La marea di acqua e fango che ha distrutto una famiglia e i 260 millimetri di pioggia che in due ore hanno sepolto mezza Livorno sono arrivati dopo che la protezione civile aveva diramato un'allerta meteo arancione.
Una sottovalutazione del rischio? Non la pensa così Nicola Casagli, professore di Geologia applicata all'Università di Firenze: "Non ne farei una questione di colori. Se andiamo a vedere cosa significano codice arancio e rosso si scopre che la differenza si gioca sull'intensità dell'evento in termini spaziali e non tanto sulla violenza delle precipitazioni. Allerta arancio significa che si prevedono fenomeni più intensi del normale, pericolosi per cose e persone. Quindi tutto era previsto, così come esisteva un buon piano della protezione civile adottato da Livorno già dal 2011".
Questo vuol dire che se fosse stata data l'allerta rossa non sarebbe cambiato niente?
"Io credo che sarebbe successa la stessa cosa. Purtroppo il punto è che dare l'allerta, per quanto fondamentale, non rappresenta la soluzione a questo tipo di problemi. Una volta che c'è l'allerta rossa cosa si può fare: mettere le persone in condizione di andare via di casa? Quello che invece serve di fronte a un abuso sconsiderato del territorio che ha raggiunto il suo apice negli anni del boom economico, è un grosso piano nazionale con risorse e pianificazioni importanti".
In Toscana su quali fronti ci sarebbe da agire?
"Parliamo di decine di migliaia di situazioni a rischio: dai corsi d'acqua tombati, ai versanti instabili sui quali si è continuato a costruire. Senza contare le case fatte nascere lungo argini non adeguati a reggere piene importanti e tra l'altro mai più monitorati. Anche quello che è accaduto alla famiglia di Livorno dipende in larga parte da questo. Il 'tombinamento' del fiume è stato fatto negli anni Ottanta, prima che arrivasse la legge regionale che in qualche modo ha disciplinato la materia. Se io prendo un corso d'acqua e lo strizzo in un tubo, devo considerare il diametro di quel tubo e non posso basare tutto sulla speranza che non si presenti un evento climatico eccezionale".
Quindi i cambiamenti climatici c'entrano poco...
"Non possiamo continuare a raccontarci che il problema del dissesto idrogeologico è il clima che è diventato più cattivo. È l'urbanizzazione del territorio fatta senza nessun criterio scientifico il vero nodo.

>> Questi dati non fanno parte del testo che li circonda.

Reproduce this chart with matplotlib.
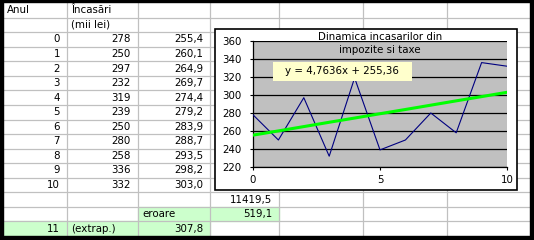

Prendiamo uno dei luoghi colpiti domenica dall'alluvione: se una località si chiama Stagno, se i pisani ci fecero il porto quando erano Repubblica Marinara, se poi il porto è sparito perché sepolto dalle alluvioni, se dopo la zona è diventata una grande area industriale, se oggi va sott'acqua di nuovo, non diamo la colpa ai cambiamenti climatici".
Dobbiamo quindi rassegnarci a scontare gli errori del passato?
"Purtroppo il danno che è stato fatto continueremo a portarlo dietro, ma quel che si potrebbe fare è cominciare ad agire sulle singole situazioni correggendo quel che non va bene. Penso anche a una maggiore partecipazione dei cittadini che potrebbero diventare guardiani
e presidio vivente per il territorio. Esiste il 'sisma bonus'che permette di detrarre fino all'85% di tutte le spese che un cittadino può fare per migliorare la sicurezza sismica della propria casa. Perché allora non prevedere anche un 'geo-bonus'che combatta il dissesto idrogeologico? Non aspettiamo che siano solo le istituzioni a venire a controllare se la nostra casa è costruita su un torrente o non è in sicurezza ".